By Richard Nash,
(University of the Sunshine Coast – Paper presented to the Australasian Political Studies Association Conference University of Tasmania, Hobart, 29 September – 1 October 2003)
Abstract:
Discussions on natural resource management promote the idea of community participation as a central mechanism for collaborative politics, participatory democracy and sustainable development. The employment of such terminology implies broad and integrative approaches to decision-making processes. Furthermore, participants at all levels embrace popular ideas such as capacity building, social capital, integration and partnership arrangements, which suggest opportunities for meaningful participation by a broad cross section of the population. A study of catchment strategy management and waterways’ activities in South East Queensland, however, suggests that decisions and
outcomes do not reflect the values, needs or concerns of the wider community. The paper argues that despite a rhetoric that espouses the substantive values of the ‘grass roots’, the decision-making process is confined to a dominant coalition of elite participants that promotes the rationality of a technocratic society.

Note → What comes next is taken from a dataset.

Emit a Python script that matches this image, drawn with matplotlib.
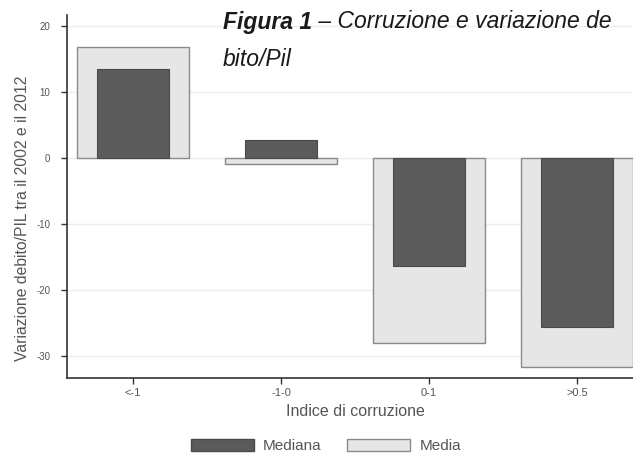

This paper proposes that the language of such a coalition excludes a significant section of the community through the vagueness,
ambiguity and equivocalness of key concepts that underpin environmental politics. Furthermore, the implications of an equivocal and ambiguous use of language expose the Sunshine Coast to economic development that is unsustainable and contrary to the desires of the majority of its citizens. Sustainability, community, social capital and volunteering, for example, are central rhetorical components of debates on natural resource management. However, their meanings, interpretations and application reinforce the dominant discourses of technological paradigms.